I’m planning to start a new monthly summary post, detailing some of the most interesting things on Machine Learning I’ve found in the last month.
Welcome to the first edition of ML News Monthly – Oct 2020!!
Here are the key happenings this month in the Machine Learning field that I think are worth knowing about. 🕸
1. First, many-to-many multilingual model that translates 100×100 languages without relying on English data
Facebook AI is introducing, M2M-100 the first multilingual machine translation (MMT) model that translates between any pair of 100 languages without relying on English data. When translating, say, Chinese to French, previous best multilingual models train on Chinese to English and English to French, because English training data is the most widely available. This model directly trains on Chinese to French data to better preserve meaning.
2. Introducing spaCy v3.0 nightly
spaCy is releasing it’s new version – spaCy v3.0, with bunch of new features. It includes new transformer-based pipelines that get spaCy’s accuracy right up to the current state-of-the-art, and a new workflow system to help you take projects from prototype to production.
3. Python is Slowly Losing its Charm 🐍
Although Python dominates the fields of Data Science and Machine Learning, and, to some extent, Scientific and Mathematical computing, it does have its share of disadvantages when compared to newer languages like Julia, Swift and Java.
4. Biggest challenge in making ML work in the real world with Richard Socher
This is part of ML podcast by Weights & Biases.
In this podcast, Richard Socher, ex-Chief Scientist at Salesforce, talks about The AI Economist, NLP protein generation, and biggest challenges in making ML work in real word.

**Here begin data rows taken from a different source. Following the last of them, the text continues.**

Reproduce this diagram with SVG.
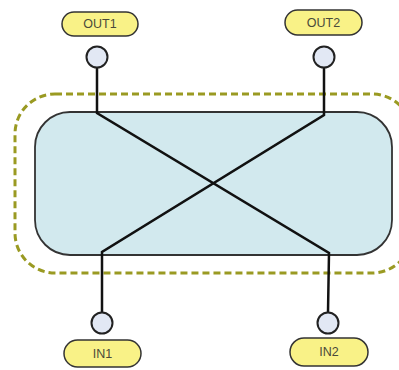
<svg xmlns="http://www.w3.org/2000/svg" width="399" height="370" viewBox="0 0 399 370">
<style>
.pill{fill:#f9f287;stroke:#333;stroke-width:1.5}
.port{fill:#e2e8f4;stroke:#222;stroke-width:2}
.lbl{font-family:"Liberation Sans",Arial,sans-serif;font-size:12.5px;fill:#4a4a3a;text-anchor:middle;dominant-baseline:central}
.wire{fill:none;stroke:#111;stroke-width:2.5;stroke-linejoin:miter}
</style>
<rect x="15" y="94" width="397" height="179" rx="40" ry="40" fill="none" stroke="#9a9a22" stroke-width="3" stroke-dasharray="7,4"/>
<g id="box"><rect x="35" y="112" width="357" height="143" rx="35" ry="35" fill="#d2e9ee" stroke="#333" stroke-width="1.8"/></g>
<g id="connectors">
<polyline class="wire" points="97,68 97,113 329,253 328,312"/>
<polyline class="wire" points="324,68 324,115 102,252 102,312"/>
</g>
<g id="out1"><rect class="pill" x="62" y="12" width="76" height="24" rx="12"/><text class="lbl" x="100" y="24">OUT1</text><circle class="port" cx="97" cy="57" r="10.5"/></g>
<g id="out2"><rect class="pill" x="285" y="10" width="77" height="25" rx="12.5"/><text class="lbl" x="323.5" y="22.5">OUT2</text><circle class="port" cx="324" cy="57" r="10.5"/></g>
<g id="in1"><circle class="port" cx="102" cy="323" r="10.5"/><rect class="pill" x="64" y="340" width="77" height="27" rx="13.5"/><text class="lbl" x="102.5" y="353.5">IN1</text></g>
<g id="in2"><circle class="port" cx="328" cy="323" r="10.5"/><rect class="pill" x="290" y="338" width="78" height="28" rx="14"/><text class="lbl" x="329" y="352">IN2</text></g>
</svg>
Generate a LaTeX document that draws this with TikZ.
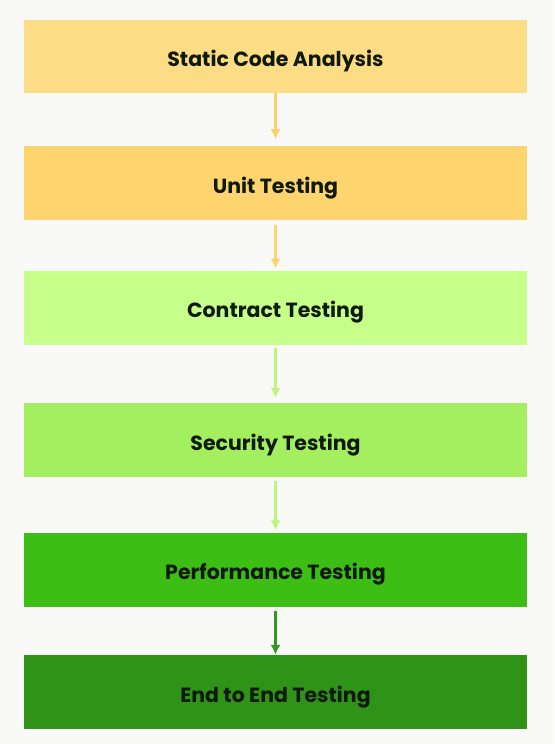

The AI Economist: Improving Equality and Productivity with AI-Driven Tax Policieshttps://arxiv.org/abs/2004.13332
ProGen: Language Modeling for Protein Generation: blog.einstein.ai/progen/
5. Break into NLP by deeplearning.ai
A panel of experts in the NLP field talk about their current projects, and the future of NLP and also provide career advice for ML practitioners or non-MLEs hoping to break into NLP.
6. Advancing NLP with Efficient Projection-Based Model Architectures – Google Blog
Building on the success of PRADO, Google developed an improved NLP model, called pQRNN. This model is composed of three building blocks, a projection operator that converts tokens in text to a sequence of ternary vectors, a dense bottleneck layer and a stack of QRNN encoders.
pQRNN is able to achieve near BERT level performance with very less model parameters.
7. Advanced Natural Language Processing with Apache Spark NLP
This hands-on tutorial by David Talby, the CTO of John Snow labs, uses the open-source Spark NLP library to explore advanced NLP in Python.
8. Text Classification with NLP: Tf-Idf vs Word2Vec vs BERT
This post explains 3 different strategies for text multiclass classification: the old-fashioned Bag-of-Words (with Tf-Idf ), the famous Word Embedding (with Word2Vec), and the cutting edge Language models (with BERT).
9. Indic BERT
Indic bert is a multilingual ALBERT model that exclusively covers 12 major Indian languages. It is pre-trained on our novel corpus of around 9 billion tokens and evaluated on a set of diverse tasks. Indic-bert has around 10x fewer parameters than other popular publicly available multilingual models while it also achieves a performance on-par or better than these models.
10. Spotify Open-Sources Klio, An AI Framework For Next Generation Audio Algorithms
Klio is an ecosystem which allows developers to process audio files or any other binary files at any scale. Built by Spotify, Klio runs large-scale audio intelligence systems at the digital music platform and is used by teams of engineers and audio researchers to help develop and deploy next-generation audio algorithms.
Klio is built upon Apache Beam, and the jobs are opinionated data pipelines in Python. Tuned for audio and binary file processing, the goal of this framework is to create smarter data pipelines for audio.
That’s it !!
Let me know if I missed anything or if there’s anything you think should be included in a future post.